All this is a far cry from the 1980's when workers in heavily unionized industries like steel, rubber and automobiles took it on the chin — and made concessions — because of recession and a deluge of imports. And in the 1980's many unions were cowed into submission after Phelps- Dodge miners and federal air traffic controllers lost their jobs when their employers replaced them with permanent replacement workers.

But unions have developed more sophisticated tactics. Even though Bridgestone/Firestone used 2,300 replacement workers during a 10- month strike that began in 1994, the steelworkers' union was able to pressure the company into signing a contract because union members picketed tire dealers and speedways across the country to urge drivers to boycott Firestone tires.

Bernard Kleiman, one of the steelworkers' chief negotiators, said another reason that wages had risen strongly in the recent contracts is a social compact between unions and major industries. He said unions had agreed to cooperate with companies to help them cut costs and restructure to make them more competitive.

"In industries like steel and rubber," Mr. Kleiman said, "we're globally more efficient than the rest of the world, and in return we demand job security and good wages, and that's the responsible way to go."

Largely because of the low unemployment rate and booming economy, unionized workers and nonunion workers alike have received greater pay increases over the last year or two.
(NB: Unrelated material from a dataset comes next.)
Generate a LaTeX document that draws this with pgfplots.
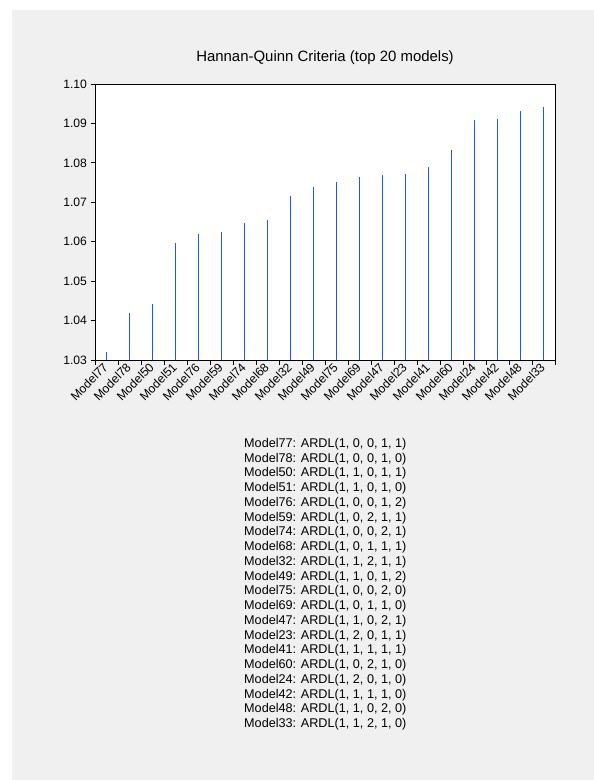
\documentclass[border=0pt]{standalone}
\usepackage{pgfplots}
\pgfplotsset{compat=1.18}
\usepackage{fontspec}
\setmainfont{Liberation Sans}
\definecolor{bg}{RGB}{240,240,240}
\definecolor{stem}{RGB}{25,90,230}
\pgfplotstableread{
x y
1 1.0321
2 1.0418
3 1.0443
4 1.0598
5 1.0619
6 1.0625
7 1.0647
8 1.0655
9 1.0717
10 1.0740
11 1.0751
12 1.0764
13 1.0769
14 1.0773
15 1.0789
16 1.0832
17 1.0908
18 1.0910
19 1.0931
20 1.0942
}\hqdata
\begin{document}
\begin{tikzpicture}[x=1bp,y=1bp]
\fill[white] (0,0) rectangle (594,-780);
\fill[bg] (12,-10) rectangle (594,-780);
\node[font=\fontsize{15}{18}\selectfont, anchor=base] at (325,-62) {Hannan-Quinn Criteria (top 20 models)};
\begin{axis}[
  at={(95bp,-360bp)}, anchor=south west,
  scale only axis, width=460bp, height=276bp,
  xmin=0.5, xmax=20.5, ymin=1.03, ymax=1.10,
  axis background/.style={fill=white},
  axis line style={black, line width=1bp},
  tick style={black, line width=1bp},
  tick align=outside,
  xtick pos=bottom, ytick pos=left,
  xtick={0.5,1.5,...,20.5},
  xticklabels={},
  extra x ticks={1,...,20},
  extra x tick labels={Model77,Model78,Model50,Model51,Model76,Model59,Model74,Model68,Model32,Model49,Model75,Model69,Model47,Model23,Model41,Model60,Model24,Model42,Model48,Model33},
  extra x tick style={major x tick style={draw=none}, xticklabel style={rotate=45, anchor=east, font=\fontsize{12.2}{14}\selectfont, inner sep=1bp}},
  ytick={1.03,1.04,...,1.10},
  major tick length=4.5bp,
  yticklabel style={font=\fontsize{12.2}{14}\selectfont, /pgf/number format/.cd, fixed, fixed zerofill, precision=2},
  /pgf/number format/assume math mode=true,
  clip=false,
]
\addplot[ycomb, stem, line width=1.1bp, mark=none] table[x=x,y=y] {\hqdata};
\end{axis}
\node[anchor=north west, align=left, font=\fontsize{12.7}{14.8}\selectfont, inner sep=0pt] at (244,-438) {%
Model77: ARDL(1, 0, 0, 1, 1)\\
Model78: ARDL(1, 0, 0, 1, 0)\\
Model50: ARDL(1, 1, 0, 1, 1)\\
Model51: ARDL(1, 1, 0, 1, 0)\\
Model76: ARDL(1, 0, 0, 1, 2)\\
Model59: ARDL(1, 0, 2, 1, 1)\\
Model74: ARDL(1, 0, 0, 2, 1)\\
Model68: ARDL(1, 0, 1, 1, 1)\\
Model32: ARDL(1, 1, 2, 1, 1)\\
Model49: ARDL(1, 1, 0, 1, 2)\\
Model75: ARDL(1, 0, 0, 2, 0)\\
Model69: ARDL(1, 0, 1, 1, 0)\\
Model47: ARDL(1, 1, 0, 2, 1)\\
Model23: ARDL(1, 2, 0, 1, 1)\\
Model41: ARDL(1, 1, 1, 1, 1)\\
Model60: ARDL(1, 0, 2, 1, 0)\\
Model24: ARDL(1, 2, 0, 1, 0)\\
Model42: ARDL(1, 1, 1, 1, 0)\\
Model48: ARDL(1, 1, 0, 2, 0)\\
Model33: ARDL(1, 1, 2, 1, 0)};
\end{tikzpicture}
\end{document}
Employers have felt pressure to pay more to keep their employees from jumping to competing employers.

In the first 36 weeks of this year, according to the Bureau of National Affairs, a research group, union contracts called for 3.7 percent wage increases in the first year, up from 3.4 percent in the 1999 period.

But some economists say there may be little need to worry that the higher wages will translate into inflation.

"We're having greater productivity growth, so I wouldn't worry so long as these wage increases come in areas where there is nice productivity growth," said Richard Freeman, a Harvard University labor economist.